Saturday, January 12, 2008

Worn

Tea: Pu Erh Poe with Ginger and Honey

Music: Elvis Costello, "Almost Blue"

Time: Night.

It's been a wearing weekend. And I am worn.

But I and mine are loved and cared for, thought of and prayed for.

And that helps. Immeasurably.

It's a grace and a gratitude, and I am grateful.

Tuesday, November 13, 2007

Measure of a Man

Tea: Assam Ginger (morning)/ Yerba Maté (turning of the day)/ Matcha (early afternoon)

Music: Cassandra Wilson, "Tupelo Honey"

Time: Pretty much all day

My father once said (or, more accurately, said about once a year) that, "The beauty of a man is tenderness."

This straight man has opened and closed his day seeing that kind of beauty.

There was Paolo, holding his young daughter with effortless (and obvious) affection in a Brooklyn tea shop. His eight-year-old son elbowed him to get his attention, and Paolo gave him that attention without a hint of irritation. The man radiated quiet love for his family.

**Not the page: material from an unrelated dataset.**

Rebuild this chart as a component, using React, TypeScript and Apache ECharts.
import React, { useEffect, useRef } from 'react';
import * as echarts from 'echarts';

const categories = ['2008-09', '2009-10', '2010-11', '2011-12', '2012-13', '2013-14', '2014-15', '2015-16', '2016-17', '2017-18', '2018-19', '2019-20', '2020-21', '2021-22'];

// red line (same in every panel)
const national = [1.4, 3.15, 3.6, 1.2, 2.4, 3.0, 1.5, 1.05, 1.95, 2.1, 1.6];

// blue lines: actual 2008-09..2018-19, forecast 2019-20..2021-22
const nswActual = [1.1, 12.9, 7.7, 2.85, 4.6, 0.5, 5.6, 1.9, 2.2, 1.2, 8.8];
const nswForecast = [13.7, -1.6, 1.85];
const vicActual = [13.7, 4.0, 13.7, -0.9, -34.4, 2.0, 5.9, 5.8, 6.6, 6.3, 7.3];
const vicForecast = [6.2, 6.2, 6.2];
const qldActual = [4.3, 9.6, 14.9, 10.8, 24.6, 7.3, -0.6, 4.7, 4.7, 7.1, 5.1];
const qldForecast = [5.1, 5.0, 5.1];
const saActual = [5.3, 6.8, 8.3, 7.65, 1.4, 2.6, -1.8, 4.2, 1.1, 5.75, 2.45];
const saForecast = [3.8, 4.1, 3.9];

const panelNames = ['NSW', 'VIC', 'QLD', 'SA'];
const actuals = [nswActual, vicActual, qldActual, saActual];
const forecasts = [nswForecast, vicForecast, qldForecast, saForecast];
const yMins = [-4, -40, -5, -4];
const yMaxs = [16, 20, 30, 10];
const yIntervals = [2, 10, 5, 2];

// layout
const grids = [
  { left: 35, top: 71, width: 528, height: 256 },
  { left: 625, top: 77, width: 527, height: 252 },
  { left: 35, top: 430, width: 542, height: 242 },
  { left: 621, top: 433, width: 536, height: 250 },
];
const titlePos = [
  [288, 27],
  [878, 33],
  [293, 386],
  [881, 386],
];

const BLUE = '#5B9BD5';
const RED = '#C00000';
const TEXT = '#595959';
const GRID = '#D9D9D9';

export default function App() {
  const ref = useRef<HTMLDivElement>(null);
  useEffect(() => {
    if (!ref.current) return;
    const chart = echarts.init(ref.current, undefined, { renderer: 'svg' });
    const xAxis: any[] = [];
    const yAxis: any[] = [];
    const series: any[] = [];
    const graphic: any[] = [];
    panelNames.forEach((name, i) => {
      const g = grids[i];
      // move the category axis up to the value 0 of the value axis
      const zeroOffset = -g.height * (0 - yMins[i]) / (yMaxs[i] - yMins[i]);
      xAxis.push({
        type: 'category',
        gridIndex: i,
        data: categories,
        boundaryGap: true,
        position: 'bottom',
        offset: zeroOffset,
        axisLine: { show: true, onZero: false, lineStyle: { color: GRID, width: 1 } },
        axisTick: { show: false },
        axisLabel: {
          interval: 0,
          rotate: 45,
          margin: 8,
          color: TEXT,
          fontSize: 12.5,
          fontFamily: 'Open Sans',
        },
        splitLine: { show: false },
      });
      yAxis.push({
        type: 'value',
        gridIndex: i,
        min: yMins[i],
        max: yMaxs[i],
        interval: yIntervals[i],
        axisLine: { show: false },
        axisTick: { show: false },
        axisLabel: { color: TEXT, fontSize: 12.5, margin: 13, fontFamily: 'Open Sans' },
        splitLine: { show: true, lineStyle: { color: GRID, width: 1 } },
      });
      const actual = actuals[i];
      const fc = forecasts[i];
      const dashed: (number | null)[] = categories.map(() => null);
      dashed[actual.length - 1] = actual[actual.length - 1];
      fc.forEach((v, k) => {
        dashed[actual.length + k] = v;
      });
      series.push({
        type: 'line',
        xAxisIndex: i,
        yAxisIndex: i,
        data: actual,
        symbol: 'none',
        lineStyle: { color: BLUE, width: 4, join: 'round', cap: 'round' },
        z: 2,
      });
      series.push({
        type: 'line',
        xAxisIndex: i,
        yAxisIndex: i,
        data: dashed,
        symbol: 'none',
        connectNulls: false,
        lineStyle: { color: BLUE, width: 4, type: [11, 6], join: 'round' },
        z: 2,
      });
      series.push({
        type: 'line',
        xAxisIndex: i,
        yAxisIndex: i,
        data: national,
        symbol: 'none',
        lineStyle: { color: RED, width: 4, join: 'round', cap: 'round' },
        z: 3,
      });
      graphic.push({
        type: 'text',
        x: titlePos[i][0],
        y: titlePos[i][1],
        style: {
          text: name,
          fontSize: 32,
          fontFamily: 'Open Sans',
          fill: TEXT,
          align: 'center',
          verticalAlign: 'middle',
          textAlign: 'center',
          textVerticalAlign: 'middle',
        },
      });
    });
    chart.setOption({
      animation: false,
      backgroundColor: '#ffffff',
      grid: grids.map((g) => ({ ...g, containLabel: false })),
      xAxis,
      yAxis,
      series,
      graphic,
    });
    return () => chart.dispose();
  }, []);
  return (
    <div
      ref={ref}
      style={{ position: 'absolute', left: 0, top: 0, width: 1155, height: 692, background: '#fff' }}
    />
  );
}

And tonight, on the subway ride back from Manhattan, there was Brian, with his new wife and their children. He is headed to Iraq in January -- scarcely enough time to settle into this new shared life before putting his own on the line. It was apparent that he wasn't going to waste a minute between now and then.

And they shamed me. For every missed chance to be tender, for every needlessly harsh word, for every good word left unspoken.

But each day is a new chance. God help me not to miss them.